According to media reports, the inflation rate in Zimbabwe is at least 4,500 percent. The question in many people’s minds is “how bad is that?” The quick answer is: Very bad! But let us have a closer look.

Whenever percentages go above 100, they become confusing. For example, if you earned Sh 10,000 and you were given a 150 percent pay rise, what would be your new salary? It is tempting to say Sh 15,000, but that would be wrong. The correct answer is actually Sh 25,000.

Not convinced? 150 percent of 10,000 is 15,000. Therefore the new salary is Sh 10,000 (original value) plus Sh15,000 (the increment), equals Sh 25,000.
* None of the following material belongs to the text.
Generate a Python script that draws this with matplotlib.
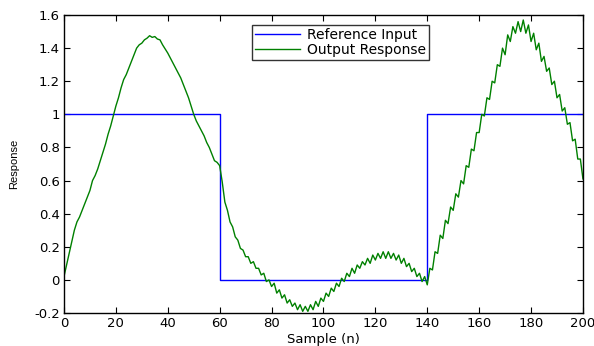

Clearly, the result after a 150 percent increment is two-and-a-half times the original value.  (25,000 = 10,000 x 2.5). Therefore, 4,500 percent inflation means that the prices of goods will go up to 46 times their level in one year.

Let’s put that in proper perspective: if it was in Kenya, the price of bread, for example, would rise from the current Sh 25 to Sh 1,150 in the next 12 months. Now that’s bad!
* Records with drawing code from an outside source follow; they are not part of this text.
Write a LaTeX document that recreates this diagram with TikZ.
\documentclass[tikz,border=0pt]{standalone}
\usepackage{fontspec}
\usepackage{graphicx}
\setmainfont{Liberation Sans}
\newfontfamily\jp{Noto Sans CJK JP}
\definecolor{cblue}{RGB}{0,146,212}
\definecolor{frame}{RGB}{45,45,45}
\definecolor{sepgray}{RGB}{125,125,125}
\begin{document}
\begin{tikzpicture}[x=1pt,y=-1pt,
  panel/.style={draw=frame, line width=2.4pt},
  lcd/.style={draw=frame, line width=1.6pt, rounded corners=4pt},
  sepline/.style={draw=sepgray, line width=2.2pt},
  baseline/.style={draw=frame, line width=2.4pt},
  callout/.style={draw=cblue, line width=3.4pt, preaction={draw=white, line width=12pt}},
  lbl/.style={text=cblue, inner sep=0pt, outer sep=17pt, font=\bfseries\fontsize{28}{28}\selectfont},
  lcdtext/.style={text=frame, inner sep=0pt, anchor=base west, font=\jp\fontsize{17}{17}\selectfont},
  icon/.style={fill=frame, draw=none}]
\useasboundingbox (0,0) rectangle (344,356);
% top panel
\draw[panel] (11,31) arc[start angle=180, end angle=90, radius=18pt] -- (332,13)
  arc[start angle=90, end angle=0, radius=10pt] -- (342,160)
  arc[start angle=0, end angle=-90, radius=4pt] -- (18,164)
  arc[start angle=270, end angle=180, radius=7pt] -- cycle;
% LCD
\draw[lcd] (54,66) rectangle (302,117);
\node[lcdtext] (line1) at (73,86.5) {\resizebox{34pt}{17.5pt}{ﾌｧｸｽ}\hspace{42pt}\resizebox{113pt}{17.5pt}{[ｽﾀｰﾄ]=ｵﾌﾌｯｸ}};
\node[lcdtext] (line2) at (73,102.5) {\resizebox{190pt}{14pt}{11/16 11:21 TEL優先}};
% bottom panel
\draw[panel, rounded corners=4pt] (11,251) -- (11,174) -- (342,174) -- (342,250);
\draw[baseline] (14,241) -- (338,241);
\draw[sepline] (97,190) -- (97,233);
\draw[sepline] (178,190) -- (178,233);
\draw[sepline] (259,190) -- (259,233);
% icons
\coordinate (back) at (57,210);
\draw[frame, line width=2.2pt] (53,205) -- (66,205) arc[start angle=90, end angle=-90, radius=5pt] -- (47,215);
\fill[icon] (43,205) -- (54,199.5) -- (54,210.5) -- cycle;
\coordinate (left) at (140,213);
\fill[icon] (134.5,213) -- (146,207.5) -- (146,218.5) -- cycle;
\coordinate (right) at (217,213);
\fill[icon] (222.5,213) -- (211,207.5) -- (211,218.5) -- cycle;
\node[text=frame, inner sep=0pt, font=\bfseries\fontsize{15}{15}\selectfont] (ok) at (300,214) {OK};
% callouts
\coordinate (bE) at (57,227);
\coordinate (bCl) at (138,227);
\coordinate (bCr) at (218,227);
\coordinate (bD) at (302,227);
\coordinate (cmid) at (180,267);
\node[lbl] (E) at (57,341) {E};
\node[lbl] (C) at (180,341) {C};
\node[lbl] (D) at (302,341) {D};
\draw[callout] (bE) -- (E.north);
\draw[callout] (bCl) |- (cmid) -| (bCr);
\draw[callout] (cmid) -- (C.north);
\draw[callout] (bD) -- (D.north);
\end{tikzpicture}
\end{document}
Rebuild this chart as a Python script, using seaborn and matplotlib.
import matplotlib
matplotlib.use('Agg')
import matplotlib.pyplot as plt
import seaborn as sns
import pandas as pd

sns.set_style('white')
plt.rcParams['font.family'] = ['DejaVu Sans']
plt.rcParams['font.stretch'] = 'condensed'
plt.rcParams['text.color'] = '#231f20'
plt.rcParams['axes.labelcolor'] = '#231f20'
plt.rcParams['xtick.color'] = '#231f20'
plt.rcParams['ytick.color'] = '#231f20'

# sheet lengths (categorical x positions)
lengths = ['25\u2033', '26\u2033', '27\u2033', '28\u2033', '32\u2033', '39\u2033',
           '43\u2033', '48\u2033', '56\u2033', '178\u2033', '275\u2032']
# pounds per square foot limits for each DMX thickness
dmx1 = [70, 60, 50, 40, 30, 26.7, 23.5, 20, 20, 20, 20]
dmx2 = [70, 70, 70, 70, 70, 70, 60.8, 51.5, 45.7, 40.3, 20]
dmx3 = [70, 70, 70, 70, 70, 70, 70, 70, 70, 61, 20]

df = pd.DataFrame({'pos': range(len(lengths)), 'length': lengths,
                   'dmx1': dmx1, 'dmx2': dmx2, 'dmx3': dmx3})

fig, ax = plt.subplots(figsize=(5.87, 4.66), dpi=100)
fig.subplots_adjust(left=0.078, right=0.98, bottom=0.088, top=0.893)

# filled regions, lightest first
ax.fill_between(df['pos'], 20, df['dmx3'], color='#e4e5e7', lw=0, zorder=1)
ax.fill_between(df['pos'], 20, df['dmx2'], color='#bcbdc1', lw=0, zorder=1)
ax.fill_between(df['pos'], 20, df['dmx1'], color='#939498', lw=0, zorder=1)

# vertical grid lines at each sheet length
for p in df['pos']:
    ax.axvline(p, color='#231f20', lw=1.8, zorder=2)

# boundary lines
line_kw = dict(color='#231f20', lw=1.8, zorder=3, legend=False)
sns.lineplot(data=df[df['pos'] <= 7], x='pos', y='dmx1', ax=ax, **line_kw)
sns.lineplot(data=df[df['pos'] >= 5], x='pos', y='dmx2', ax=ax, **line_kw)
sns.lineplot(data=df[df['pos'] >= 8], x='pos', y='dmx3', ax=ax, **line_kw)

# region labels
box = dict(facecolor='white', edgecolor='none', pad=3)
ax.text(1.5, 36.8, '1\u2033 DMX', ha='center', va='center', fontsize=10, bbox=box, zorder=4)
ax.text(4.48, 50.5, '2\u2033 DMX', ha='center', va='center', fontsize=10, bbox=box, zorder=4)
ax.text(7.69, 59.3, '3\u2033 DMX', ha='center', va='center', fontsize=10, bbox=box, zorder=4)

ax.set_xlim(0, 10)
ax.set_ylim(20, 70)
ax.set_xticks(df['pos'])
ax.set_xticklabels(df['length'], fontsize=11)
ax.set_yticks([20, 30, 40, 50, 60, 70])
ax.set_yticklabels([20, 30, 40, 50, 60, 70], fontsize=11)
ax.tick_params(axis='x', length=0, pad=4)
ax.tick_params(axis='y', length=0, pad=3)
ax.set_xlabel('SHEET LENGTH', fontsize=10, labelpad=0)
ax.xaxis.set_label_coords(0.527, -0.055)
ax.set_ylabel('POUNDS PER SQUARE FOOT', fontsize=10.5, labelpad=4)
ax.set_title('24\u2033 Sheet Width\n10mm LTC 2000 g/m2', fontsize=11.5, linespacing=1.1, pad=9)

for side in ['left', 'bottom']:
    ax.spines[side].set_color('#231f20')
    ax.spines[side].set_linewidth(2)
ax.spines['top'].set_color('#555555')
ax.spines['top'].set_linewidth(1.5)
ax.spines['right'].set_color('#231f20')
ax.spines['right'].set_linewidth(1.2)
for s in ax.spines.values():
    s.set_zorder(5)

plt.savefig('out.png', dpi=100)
But still, when inflation is that high, people find it hard to think very far into the future – 12 months seem like eternity. So, it becomes more useful to quote the inflation rate for a shorter duration, say one month.

As explained in these columns recently, the monthly inflation rate is found by asking what number would be multiplied by itself 12 times to give a result of 46. The answer is 1.376. Therefore, Zimbabwe’s inflation can be stated as 37.6 percent per month. (That is, if it was in Kenya, the price of bread would shoot up to Sh34 by the end of the month!)
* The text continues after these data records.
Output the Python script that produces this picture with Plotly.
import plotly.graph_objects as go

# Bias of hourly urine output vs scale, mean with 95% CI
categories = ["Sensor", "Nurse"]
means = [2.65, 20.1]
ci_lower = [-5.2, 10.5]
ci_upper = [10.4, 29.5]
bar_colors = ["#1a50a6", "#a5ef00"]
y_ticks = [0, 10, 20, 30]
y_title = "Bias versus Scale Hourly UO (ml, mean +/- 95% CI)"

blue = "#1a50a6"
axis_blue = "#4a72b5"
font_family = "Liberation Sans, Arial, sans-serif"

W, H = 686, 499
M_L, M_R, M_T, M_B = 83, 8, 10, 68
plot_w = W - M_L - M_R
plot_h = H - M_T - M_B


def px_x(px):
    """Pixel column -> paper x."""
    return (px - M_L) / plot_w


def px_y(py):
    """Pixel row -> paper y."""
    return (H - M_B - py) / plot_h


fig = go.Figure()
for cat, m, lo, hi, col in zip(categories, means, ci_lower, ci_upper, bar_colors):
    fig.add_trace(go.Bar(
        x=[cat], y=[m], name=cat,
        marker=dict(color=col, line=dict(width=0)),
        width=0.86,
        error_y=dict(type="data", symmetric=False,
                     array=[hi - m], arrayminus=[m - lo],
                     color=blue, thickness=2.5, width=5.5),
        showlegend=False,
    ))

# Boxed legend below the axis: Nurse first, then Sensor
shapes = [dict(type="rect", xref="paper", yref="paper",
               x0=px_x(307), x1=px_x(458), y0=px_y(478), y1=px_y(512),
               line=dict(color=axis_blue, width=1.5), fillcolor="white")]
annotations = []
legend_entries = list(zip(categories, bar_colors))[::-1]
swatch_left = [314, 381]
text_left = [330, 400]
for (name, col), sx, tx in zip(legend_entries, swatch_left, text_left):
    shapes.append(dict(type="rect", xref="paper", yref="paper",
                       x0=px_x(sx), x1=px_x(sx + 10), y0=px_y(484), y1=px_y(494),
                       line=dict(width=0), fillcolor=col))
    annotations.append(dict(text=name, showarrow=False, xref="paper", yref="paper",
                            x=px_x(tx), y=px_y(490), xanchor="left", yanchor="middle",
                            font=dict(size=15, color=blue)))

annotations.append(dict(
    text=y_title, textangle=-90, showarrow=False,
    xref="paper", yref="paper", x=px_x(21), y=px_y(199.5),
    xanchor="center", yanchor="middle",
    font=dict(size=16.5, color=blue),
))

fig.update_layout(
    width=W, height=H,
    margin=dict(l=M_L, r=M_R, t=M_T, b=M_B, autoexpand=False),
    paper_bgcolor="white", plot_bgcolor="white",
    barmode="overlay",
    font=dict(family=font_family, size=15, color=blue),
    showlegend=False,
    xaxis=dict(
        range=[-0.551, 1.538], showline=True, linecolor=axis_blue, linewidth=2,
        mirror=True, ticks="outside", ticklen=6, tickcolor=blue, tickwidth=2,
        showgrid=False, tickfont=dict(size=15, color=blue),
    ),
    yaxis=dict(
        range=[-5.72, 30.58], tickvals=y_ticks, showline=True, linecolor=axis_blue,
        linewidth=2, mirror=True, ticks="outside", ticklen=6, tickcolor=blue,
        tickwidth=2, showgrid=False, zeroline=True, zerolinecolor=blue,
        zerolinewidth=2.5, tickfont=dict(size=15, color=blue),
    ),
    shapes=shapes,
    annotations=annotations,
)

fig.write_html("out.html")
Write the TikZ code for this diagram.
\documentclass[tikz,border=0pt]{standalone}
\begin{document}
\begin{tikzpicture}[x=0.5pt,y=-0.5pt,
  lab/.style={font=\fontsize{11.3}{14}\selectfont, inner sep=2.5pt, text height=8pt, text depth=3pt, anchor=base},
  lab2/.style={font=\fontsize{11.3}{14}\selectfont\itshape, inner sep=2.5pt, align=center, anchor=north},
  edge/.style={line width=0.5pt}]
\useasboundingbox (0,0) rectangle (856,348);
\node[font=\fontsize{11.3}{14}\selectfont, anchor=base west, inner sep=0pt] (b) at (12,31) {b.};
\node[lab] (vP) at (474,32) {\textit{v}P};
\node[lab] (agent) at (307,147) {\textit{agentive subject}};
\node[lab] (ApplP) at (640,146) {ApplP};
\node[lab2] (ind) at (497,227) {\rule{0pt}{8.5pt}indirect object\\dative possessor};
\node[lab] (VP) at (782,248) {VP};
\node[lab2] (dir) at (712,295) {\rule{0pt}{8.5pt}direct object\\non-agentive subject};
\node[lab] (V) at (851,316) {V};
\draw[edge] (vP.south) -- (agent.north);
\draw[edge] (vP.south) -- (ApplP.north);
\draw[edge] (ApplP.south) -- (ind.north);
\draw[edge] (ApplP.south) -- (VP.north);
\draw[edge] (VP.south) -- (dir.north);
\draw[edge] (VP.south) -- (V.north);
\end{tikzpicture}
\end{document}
Another way of looking at it is to find out the doubling time; that is, how long it takes for prices of goods to double. With 4,500 percent inflation, the answer is 66 days! For comparison, at the current rate of 11 percent, prices of goods in Kenya will double in 6.6 years.

***

Several readers have asked whether animals can predict earthquakes. There is no conclusive evidence of this. The problem is that earthquakes come unannounced and, therefore, it is very difficult to establish which animal behaviour means that one is on the way…after the fact.

The suggestion that they can “hear” the low frequency waves before we feel the movement does hold much water. The shock-waves travel through the earth at a few kilometres per second. Sound on the hand only manages 300 metres per second (0.3km/sec) thorough the air. Therefore, by the time the sound arrives, the quake is long gone past. So, whatever animals detect (if anything) is not sound.

Incidentally, proponents of this notion quote the 1975 earthquake in China when the authorities issued warnings a day before it struck. Unfortunately, there is no evidence to show that the warnings given were based on animal observations. And there were smaller tremors experienced for several days before the big one hit.